Plaid Cymru is on your side. We are out there every day in communities across Wales, fighting on behalf of the people we represent, giving hope and
leadership in these dark times. Plaid Cymru is on the side of those fighting for fair pay, leading the charge to ensure no child goes hungry in school, standing up for renters and campaigning to cut energy bills, and for universal free school meals for children in our schools.

Doing nothing is not an option. The Westminster and Welsh Governments must act now to relieve the pressures that are forcing people into poverty.

What the UK Government should do

1. Boost Benefits
Provide an immediate uplift of £25 to Universal Credit and commit to uprating all benefits in line with inflation from April next year.

2. Slash Energy Prices
Cancel the October price hike, restore last winter’s significantly lower price cap of £1,277 a year, and extend the price cap beyond the six-month limit for households and businesses.

3. Help the Off-Grid
Provide a voucher to purchase 1,000 litres of home heating oil for the 19% of households in Wales that are off the grid for natural gas. An equivalent amount should be paid for those who use LPG or other fuels.
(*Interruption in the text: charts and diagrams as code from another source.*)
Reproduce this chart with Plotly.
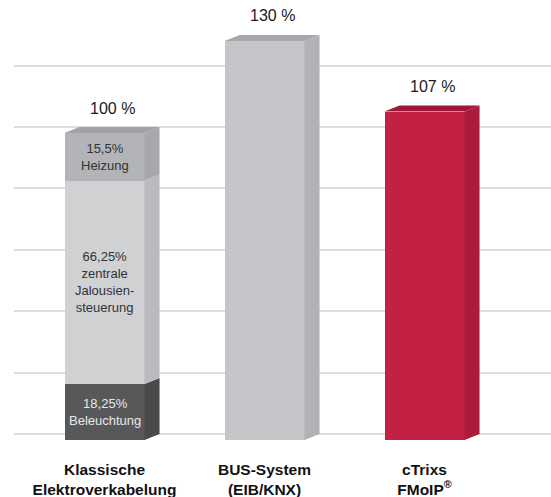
import plotly.graph_objects as go

# ---- data ----
categories = ["Klassische<br>Elektroverkabelung", "BUS-System<br>(EIB/KNX)", "cTrixs<br>FMoIP<sup>®</sup>"]
totals = [100, 130, 107]
total_labels = ["100 %", "130 %", "107 %"]
# stacked segments of the first bar (bottom to top)
seg_values = [18.25, 66.25, 15.5]
seg_labels = ["18,25%<br>Beleuchtung", "66,25%<br>zentrale<br>Jalousien-<br>steuerung", "15,5%<br>Heizung"]

# ---- styling ----
FONT = "Liberation Sans, Arial, Helvetica, sans-serif"
seg_front = ["#58585a", "#d0d1d3", "#b2b4b7"]
seg_side = ["#4a4a4c", "#b9bbbe", "#a6a8ab"]
seg_text = ["#e8e8e8", "#333333", "#333333"]
bar_front = [None, "#c4c5c8", "#c32144"]
bar_side = [None, "#b0b2b5", "#ad1b3b"]
bar_top = ["#a0a2a5", "#a6a8ab", "#9e1736"]

W = 0.5      # bar width (x units)
DX = 0.094   # depth offset in x
DY = 1.95    # depth offset in y (percent units)

fig = go.Figure()


def poly(xs, ys, color):
    fig.add_trace(go.Scatter(x=xs + [xs[0]], y=ys + [ys[0]], mode="lines", fill="toself",
                             fillcolor=color, line=dict(width=0, color=color),
                             hoverinfo="skip", showlegend=False))


for i, tot in enumerate(totals):
    xl, xr = i - W / 2, i + W / 2
    if i == 0:
        cum = 0
        for s, v in enumerate(seg_values):
            fig.add_trace(go.Bar(x=[i], y=[v], base=[cum - DY], width=W,
                                 marker=dict(color=seg_front[s], line=dict(width=0)),
                                 hoverinfo="skip", showlegend=False))
            poly([xr, xr + DX, xr + DX, xr], [cum - DY, cum, cum + v, cum + v - DY], seg_side[s])
            fig.add_annotation(x=i, y=cum + v / 2 - DY, text=seg_labels[s], showarrow=False,
                               font=dict(family=FONT, size=13, color=seg_text[s]))
            cum += v
    else:
        fig.add_trace(go.Bar(x=[i], y=[tot], base=[-DY], width=W,
                             marker=dict(color=bar_front[i], line=dict(width=0)),
                             hoverinfo="skip", showlegend=False))
        poly([xr, xr + DX, xr + DX, xr], [-DY, 0, tot, tot - DY], bar_side[i])
    # top face
    poly([xl, xr, xr + DX, xl + DX], [tot - DY, tot - DY, tot, tot], bar_top[i])
    # value label
    fig.add_annotation(x=i + DX / 2, y=tot, text=total_labels[i], showarrow=False,
                       yanchor="middle", yshift=19,
                       font=dict(family=FONT, size=16, color="#1a1a1a"))

fig.update_layout(
    width=551, height=497,
    margin=dict(l=14, r=0, t=0, b=47),
    paper_bgcolor="white", plot_bgcolor="white",
    barmode="overlay", bargap=0,
    showlegend=False,
    hovermode=False,
    font=dict(family=FONT),
)
fig.update_xaxes(range=[-0.5656, 2.7906], tickvals=[0, 1, 2], ticktext=categories,
                 showgrid=False, zeroline=False, showline=False, ticks="",
                 tickfont=dict(family=FONT, size=15.5, color="#111111", weight="bold"),
                 ticklabelstandoff=8, fixedrange=True)
fig.update_yaxes(range=[-5.21, 141.37], tickvals=[0, 20, 40, 60, 80, 100, 120],
                 showticklabels=False, showgrid=True, gridcolor="#dedede", gridwidth=2,
                 zeroline=False, showline=False, ticks="", fixedrange=True)

# remove the browser's default 8px body margin so the figure fills the window
fig.write_html("out.html", config={"displayModeBar": False},
               post_script="document.body.style.margin='0px';")
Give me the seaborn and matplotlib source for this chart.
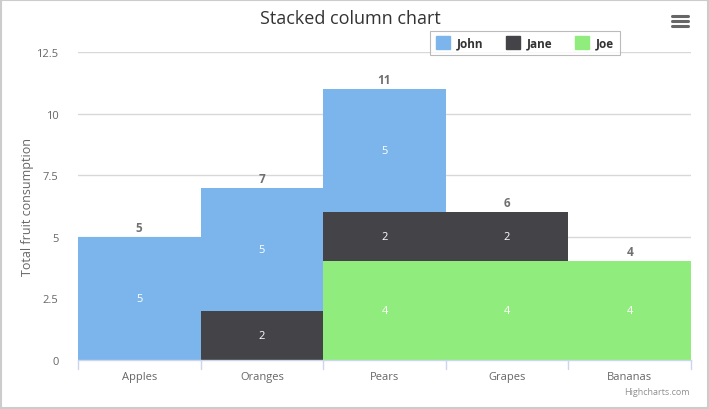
import matplotlib
matplotlib.use("Agg")
import matplotlib.pyplot as plt
import seaborn as sns
import pandas as pd
import numpy as np
from matplotlib.patches import Rectangle
from matplotlib.lines import Line2D

categories = ["Apples", "Oranges", "Pears", "Grapes", "Bananas"]
john = [5, 5, 5, 0, 0]
jane = [0, 2, 2, 2, 0]
joe = [0, 0, 4, 4, 4]
yticks = [0, 2.5, 5, 7.5, 10, 12.5]
ytick_labels = ["0", "2.5", "5", "7.5", "10", "12.5"]

colors = {"John": "#7cb5ec", "Jane": "#434348", "Joe": "#90ed7d"}

sns.set_theme(style="white")
plt.rcParams["font.family"] = ["Open Sans", "DejaVu Sans"]

fig = plt.figure(figsize=(7.09, 4.10), dpi=100)
ax = fig.add_axes([78/709, 1 - 361/410, (691-78)/709, (361-53)/410])

df = pd.DataFrame({"cat": categories, "John": john, "Jane": jane, "Joe": joe})

# stacking order: Joe bottom, Jane middle, John top
bottoms = np.zeros(len(categories))
for name, vals in [("Joe", joe), ("Jane", jane), ("John", john)]:
    sns.barplot(data=df, x="cat", y=name, order=categories, color=colors[name],
                width=1.0, bottom=bottoms.copy(), ax=ax, linewidth=0,
                saturation=1, errorbar=None)
    for i, v in enumerate(vals):
        if v > 0:
            ax.text(i, bottoms[i] + v / 2, str(v), ha="center", va="center",
                    color="white", fontsize=8)
    bottoms = bottoms + np.array(vals)

totals = bottoms
for i, tot in enumerate(totals):
    ax.text(i, tot + 0.12, f"{int(tot)}", ha="center", va="bottom",
            color="#707070", fontsize=8.5, fontweight="bold")

if ax.get_legend() is not None:
    ax.get_legend().remove()

ax.set_xlim(-0.5, 4.5)
ax.set_ylim(0, 12.5)
ax.set_yticks(yticks)
ax.set_yticklabels(ytick_labels)
ax.yaxis.grid(True, color="#d8d8d8", linewidth=1)
ax.set_axisbelow(True)
for s in ["top", "right", "left"]:
    ax.spines[s].set_visible(False)
ax.spines["bottom"].set_color("#ccd6eb")
ax.spines["bottom"].set_linewidth(1)
ax.tick_params(axis="y", length=0, labelsize=8, labelcolor="#666666", pad=14)
ax.tick_params(axis="x", length=0, labelsize=8, labelcolor="#666666", pad=8)
ax.set_xlabel("")
ax.set_ylabel("")
fig.text(27/709, 1 - 207/410, "Total fruit consumption", rotation=90,
         ha="center", va="center", fontsize=9, color="#666666")

# x tick marks at category boundaries
for b in np.arange(-0.5, 5.0, 1.0):
    ax.plot([b, b], [0, -0.35], color="#ccd6eb", lw=1, clip_on=False)

# legend
handles = [Rectangle((0, 0), 1, 1, color=colors[n]) for n in ["John", "Jane", "Joe"]]
leg = fig.legend(handles, ["John", "Jane", "Joe"], ncol=3, loc="center",
                 bbox_to_anchor=(525/709, 1 - 44/410), frameon=True,
                 prop={"size": 8.5, "weight": "bold"}, handlelength=1.2,
                 handleheight=1.2, columnspacing=1.9, handletextpad=0.6,
                 borderpad=0.45, fancybox=False)
leg.get_frame().set_edgecolor("#aaaaaa")
leg.get_frame().set_linewidth(0.8)
for t in leg.get_texts():
    t.set_color("#333333")

fig.text(350/709, 1 - 19/410, "Stacked column chart", ha="center", va="center",
         fontsize=13, color="#333333")
fig.text(690/709, 1 - 393/410, "Highcharts.com", ha="right", va="center",
         fontsize=6.5, color="#909090")

# menu icon
for yy in [17, 22, 27]:
    fig.add_artist(Line2D([672/709, 688/709], [1 - yy/410, 1 - yy/410],
                          color="#666666", lw=2.2, solid_capstyle="round"))

# outer border
fig.add_artist(Rectangle((0.001, 0.002), 0.997, 0.996, transform=fig.transFigure,
                         fill=False, edgecolor="#cccccc", lw=1.5))

fig.savefig("out.png", dpi=100)
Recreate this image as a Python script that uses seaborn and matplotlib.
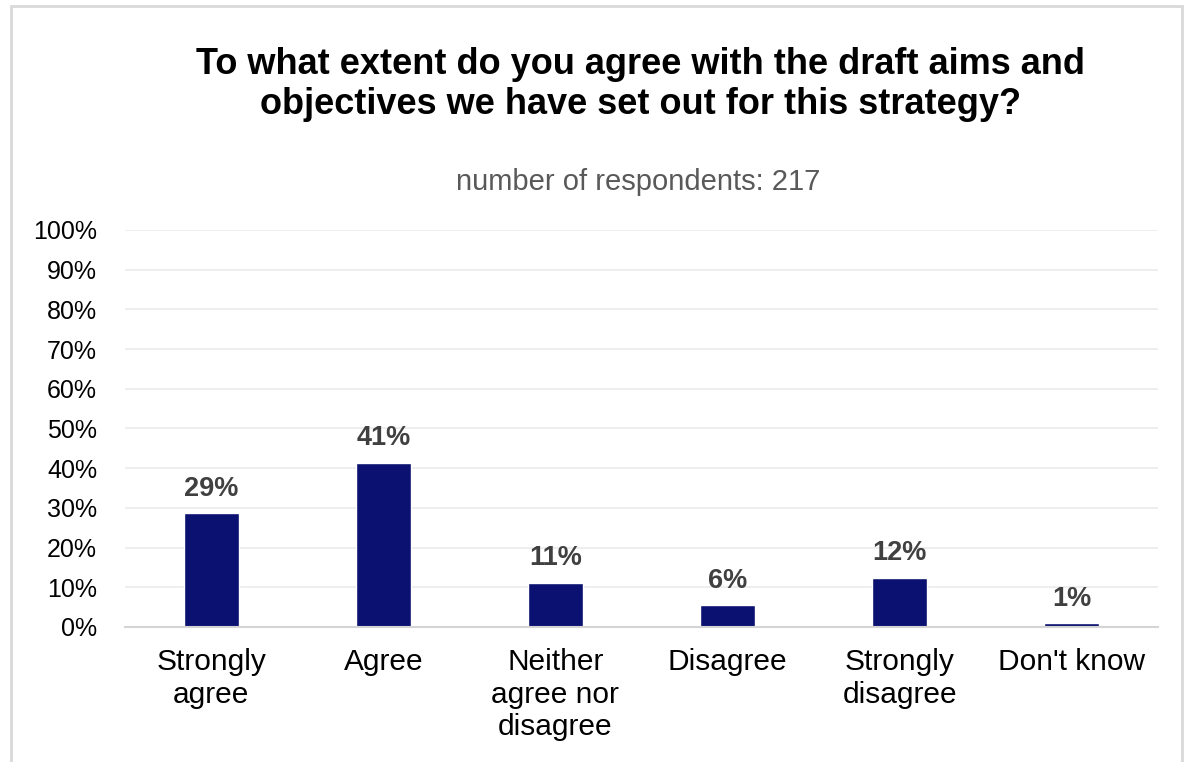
import seaborn as sns
import numpy as np
import pandas as pd
import matplotlib
matplotlib.use("Agg")
import matplotlib.pyplot as plt
from matplotlib.patches import Rectangle

# data (share of 217 respondents)
categories = ["Strongly\nagree", "Agree", "Neither\nagree nor\ndisagree",
              "Disagree", "Strongly\ndisagree", "Don't know"]
shares = [28.6, 41.3, 11.1, 5.53, 12.4, 0.9]
y_ticks = [0, 10, 20, 30, 40, 50, 60, 70, 80, 90, 100]

df = pd.DataFrame({"answer": categories, "share": shares})

sns.set_theme(style="white")
plt.rcParams["font.family"] = ["Liberation Sans", "DejaVu Sans"]

fig = plt.figure(figsize=(11.86, 7.62), dpi=100)
ax = fig.add_axes([0.1054, 0.1772, 0.8710, 0.5210])

sns.barplot(data=df, x="answer", y="share", color="#0b1170",
            width=0.32, saturation=1, ax=ax)

# value labels above the bars
for i, v in enumerate(shares):
    ax.text(i, v + 2.9, f"{v:.0f}%", ha="center", va="bottom",
            fontsize=19.5, fontweight="bold", color="#404040")

ax.set_ylim(0, 100)
ax.set_yticks(y_ticks)
ax.set_yticklabels([f"{t}%" for t in y_ticks])
ax.yaxis.grid(True, color="#ebebeb", linewidth=1.2)
ax.set_axisbelow(True)
ax.set_xlabel("")
ax.set_ylabel("")
ax.tick_params(axis="y", labelsize=18, labelcolor="#000000", length=0, pad=20)
ax.tick_params(axis="x", labelsize=21.5, labelcolor="#000000", length=0, pad=15)
for lab in ax.get_xticklabels():
    lab.set_linespacing(1.22)
for s in ["top", "right", "left"]:
    ax.spines[s].set_visible(False)
ax.spines["bottom"].set_color("#d4d4d4")
ax.spines["bottom"].set_linewidth(1.5)

fig.text(0.540, 0.889, "To what extent do you agree with the draft aims and\n"
         "objectives we have set out for this strategy?",
         ha="center", va="center", fontsize=26, fontweight="bold",
         color="#000000", linespacing=1.17)
fig.text(0.538, 0.761, "number of respondents: 217", ha="center", va="center",
         fontsize=21, color="#595959")

# light frame around the chart
fig.patches.append(Rectangle((0.009, -0.05), 0.988, 1.042, transform=fig.transFigure,
                             fill=False, edgecolor="#d9d9d9", linewidth=2))

fig.savefig("out.png", dpi=100)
4. Raise the National Living Wage
The Government’s mandatory minimum wage for those over 23—the National Living Wage—should be raised to the level of the Real Living Wage. There
should be a similar increase in the National Minimum Wage for those under 23.

5. Lower duty for car-dependent families
Expand the rural fuel duty relief scheme to communities that are poorly served by public transport, cutting spiralling fuel costs to families with no alternative
to travel except by car.

What the Welsh Government should do

1. Freeze rents and ban evictions
As an emergency measure the Welsh Government should introduce a rent freeze in the private rental sector and a ban on evictions this winter as a first step to a system of rent control.

2. Subsidise public transport
Rail fares should be frozen for 2023, with more off-peak tickets sold at half-price, and bus fares should be capped at £2.

3. Provide fair pay in the public sector
The Welsh Government should provide front-line public-sector workers with pay-rises over the next two years that at least keep pace with inflation on
current projections, using its income tax powers in a progressive way where necessary.

4. Extend free school meals in secondary schools
The Government should move to expand its universal school meals policy to all secondary school pupils, starting with all those children whose families receive Universal Credit.

5. Increase Educational Maintenance Allowance to £45
Raising the Educational Maintenance Allowance by £15, and uprating the eligibility thresholds in equal proportion, will return its value in real terms to its
original level when first introduced almost two decades ago.